The RUP’s existing license to publish does not restrict mining of the content to advance scientific research by commercial or noncommercial entities; it only restricts reproduction of the content for commercial gain. This restriction is an essential component of the business models of the vast majority of publishers, which remain subscription based (11).
What about access?
All of RUP’s content is available in the “Open Access Subset” of PMC six months after publication. This provides easy access to a machine-readable form of the content for text and data miners. We encourage all publishers to participate in this service. If all participants would agree that text and data mining constitute fair use, the content could be mined by any third party regardless of the copyright/licensing terms attached to it.

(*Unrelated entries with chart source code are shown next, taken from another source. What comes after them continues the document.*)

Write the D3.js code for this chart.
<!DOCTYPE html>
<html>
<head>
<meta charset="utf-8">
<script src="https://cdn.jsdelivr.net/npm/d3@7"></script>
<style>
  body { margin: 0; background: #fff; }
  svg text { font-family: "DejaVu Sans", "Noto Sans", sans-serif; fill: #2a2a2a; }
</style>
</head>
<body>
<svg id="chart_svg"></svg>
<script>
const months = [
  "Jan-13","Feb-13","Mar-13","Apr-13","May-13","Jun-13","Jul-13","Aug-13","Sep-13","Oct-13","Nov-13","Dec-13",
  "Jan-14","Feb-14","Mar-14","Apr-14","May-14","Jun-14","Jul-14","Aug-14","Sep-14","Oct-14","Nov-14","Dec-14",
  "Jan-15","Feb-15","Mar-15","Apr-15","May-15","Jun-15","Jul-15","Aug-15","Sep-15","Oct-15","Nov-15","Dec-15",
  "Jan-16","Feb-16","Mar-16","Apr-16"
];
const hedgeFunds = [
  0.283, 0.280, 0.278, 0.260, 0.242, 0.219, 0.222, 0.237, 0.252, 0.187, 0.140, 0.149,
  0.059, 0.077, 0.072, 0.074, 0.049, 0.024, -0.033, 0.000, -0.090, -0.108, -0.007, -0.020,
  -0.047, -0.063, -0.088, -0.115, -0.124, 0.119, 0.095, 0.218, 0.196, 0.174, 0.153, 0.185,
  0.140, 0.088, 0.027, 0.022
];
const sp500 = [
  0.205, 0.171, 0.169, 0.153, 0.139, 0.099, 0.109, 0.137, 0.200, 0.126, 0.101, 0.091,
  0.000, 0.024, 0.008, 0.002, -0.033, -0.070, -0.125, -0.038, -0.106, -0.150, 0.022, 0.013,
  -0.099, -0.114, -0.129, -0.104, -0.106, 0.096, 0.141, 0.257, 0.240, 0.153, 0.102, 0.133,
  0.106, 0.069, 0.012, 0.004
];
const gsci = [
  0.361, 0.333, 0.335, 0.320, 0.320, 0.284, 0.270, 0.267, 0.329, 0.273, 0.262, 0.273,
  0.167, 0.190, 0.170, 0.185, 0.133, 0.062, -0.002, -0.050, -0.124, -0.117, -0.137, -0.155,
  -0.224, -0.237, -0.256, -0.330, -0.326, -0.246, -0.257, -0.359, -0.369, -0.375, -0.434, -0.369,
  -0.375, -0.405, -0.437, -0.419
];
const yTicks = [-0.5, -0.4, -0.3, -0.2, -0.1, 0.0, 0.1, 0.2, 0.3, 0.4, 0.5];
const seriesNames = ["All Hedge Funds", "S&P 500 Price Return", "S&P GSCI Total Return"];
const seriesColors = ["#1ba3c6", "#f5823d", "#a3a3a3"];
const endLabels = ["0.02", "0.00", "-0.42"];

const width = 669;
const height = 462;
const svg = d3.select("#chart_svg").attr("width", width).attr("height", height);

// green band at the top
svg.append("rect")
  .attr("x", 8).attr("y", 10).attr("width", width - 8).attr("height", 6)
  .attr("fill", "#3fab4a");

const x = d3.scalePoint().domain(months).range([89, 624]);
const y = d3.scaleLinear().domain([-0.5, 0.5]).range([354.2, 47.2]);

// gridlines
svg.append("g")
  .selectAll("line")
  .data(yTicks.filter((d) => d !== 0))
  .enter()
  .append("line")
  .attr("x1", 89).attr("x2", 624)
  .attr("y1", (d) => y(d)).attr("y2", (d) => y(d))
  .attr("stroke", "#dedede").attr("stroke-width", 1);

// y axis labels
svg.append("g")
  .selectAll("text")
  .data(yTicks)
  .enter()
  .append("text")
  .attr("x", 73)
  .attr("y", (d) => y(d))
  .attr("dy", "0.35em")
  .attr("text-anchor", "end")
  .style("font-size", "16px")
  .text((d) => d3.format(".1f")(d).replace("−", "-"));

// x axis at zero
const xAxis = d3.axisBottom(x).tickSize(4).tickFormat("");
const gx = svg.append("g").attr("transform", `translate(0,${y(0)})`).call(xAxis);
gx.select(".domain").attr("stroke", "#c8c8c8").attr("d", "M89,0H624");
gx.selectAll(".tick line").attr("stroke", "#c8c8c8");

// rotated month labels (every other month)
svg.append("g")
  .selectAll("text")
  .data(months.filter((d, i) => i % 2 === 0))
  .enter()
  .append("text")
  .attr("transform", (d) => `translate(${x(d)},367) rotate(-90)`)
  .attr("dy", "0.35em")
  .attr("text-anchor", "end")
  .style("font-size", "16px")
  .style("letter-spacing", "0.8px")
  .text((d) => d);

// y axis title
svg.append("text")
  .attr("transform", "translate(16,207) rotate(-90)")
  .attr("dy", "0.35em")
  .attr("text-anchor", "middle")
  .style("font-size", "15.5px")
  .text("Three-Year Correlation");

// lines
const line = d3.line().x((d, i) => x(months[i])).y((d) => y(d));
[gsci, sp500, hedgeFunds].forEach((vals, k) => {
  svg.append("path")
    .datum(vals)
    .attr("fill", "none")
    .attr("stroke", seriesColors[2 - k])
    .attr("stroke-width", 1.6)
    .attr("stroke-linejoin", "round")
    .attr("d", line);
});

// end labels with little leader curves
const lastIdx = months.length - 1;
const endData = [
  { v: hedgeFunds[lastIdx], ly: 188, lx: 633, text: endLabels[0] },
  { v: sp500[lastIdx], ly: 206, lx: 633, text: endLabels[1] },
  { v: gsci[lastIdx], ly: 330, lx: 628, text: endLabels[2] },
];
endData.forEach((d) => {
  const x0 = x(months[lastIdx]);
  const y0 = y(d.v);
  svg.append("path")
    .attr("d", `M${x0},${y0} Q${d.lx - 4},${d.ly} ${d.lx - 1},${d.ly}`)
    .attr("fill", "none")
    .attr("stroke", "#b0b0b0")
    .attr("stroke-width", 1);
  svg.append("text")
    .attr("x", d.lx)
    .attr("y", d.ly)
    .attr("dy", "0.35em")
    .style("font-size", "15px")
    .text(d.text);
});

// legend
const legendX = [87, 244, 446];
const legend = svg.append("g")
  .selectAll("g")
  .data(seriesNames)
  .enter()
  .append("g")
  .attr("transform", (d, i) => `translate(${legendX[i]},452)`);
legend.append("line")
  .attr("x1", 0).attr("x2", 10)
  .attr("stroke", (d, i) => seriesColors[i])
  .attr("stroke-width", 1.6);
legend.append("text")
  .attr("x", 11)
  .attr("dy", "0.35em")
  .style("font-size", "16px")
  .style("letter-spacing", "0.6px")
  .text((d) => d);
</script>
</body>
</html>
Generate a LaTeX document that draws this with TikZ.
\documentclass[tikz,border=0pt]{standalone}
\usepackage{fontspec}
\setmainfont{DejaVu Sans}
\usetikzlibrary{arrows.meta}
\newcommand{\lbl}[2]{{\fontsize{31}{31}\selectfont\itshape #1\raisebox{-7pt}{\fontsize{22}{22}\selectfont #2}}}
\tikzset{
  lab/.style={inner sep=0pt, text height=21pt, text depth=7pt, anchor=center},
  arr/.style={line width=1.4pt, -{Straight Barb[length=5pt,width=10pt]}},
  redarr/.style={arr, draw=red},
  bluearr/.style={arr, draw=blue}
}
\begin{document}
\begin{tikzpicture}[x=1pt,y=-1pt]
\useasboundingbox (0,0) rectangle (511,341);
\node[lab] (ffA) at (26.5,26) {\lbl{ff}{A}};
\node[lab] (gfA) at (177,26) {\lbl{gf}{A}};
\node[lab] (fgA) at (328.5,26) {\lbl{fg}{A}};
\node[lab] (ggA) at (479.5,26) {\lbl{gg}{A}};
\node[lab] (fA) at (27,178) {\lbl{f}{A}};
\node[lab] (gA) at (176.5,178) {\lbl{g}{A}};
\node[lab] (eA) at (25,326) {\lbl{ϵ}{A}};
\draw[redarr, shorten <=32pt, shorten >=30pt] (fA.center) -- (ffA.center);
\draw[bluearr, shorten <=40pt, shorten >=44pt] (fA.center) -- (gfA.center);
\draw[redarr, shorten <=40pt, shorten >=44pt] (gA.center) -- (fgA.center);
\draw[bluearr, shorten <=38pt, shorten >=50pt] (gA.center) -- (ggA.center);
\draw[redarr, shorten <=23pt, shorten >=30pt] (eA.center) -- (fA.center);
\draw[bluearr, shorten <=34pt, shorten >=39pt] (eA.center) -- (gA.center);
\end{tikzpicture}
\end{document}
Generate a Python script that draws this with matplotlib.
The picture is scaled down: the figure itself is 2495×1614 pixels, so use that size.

The name Open Access Subset is actually a misnomer, as the content does not have to be available on an immediate basis (or under a CC-BY license) to be included. Efforts to open up citation data for mining (12) are commendable if one is trying to break the stranglehold on citation data by large commercial entities, but citations are only a small portion of the textual data in an article. There are no licensing or technical barriers to making all of the text and data published by subscription-based publishers available for mining.
For example, The Code of Best Practices in Fair Use for Academic and Research Libraries (9) indicates that “it is fair use for libraries to develop and facilitate the development of digital databases of collection items to enable nonconsumptive analysis across the collection for both scholarly and reference purposes.”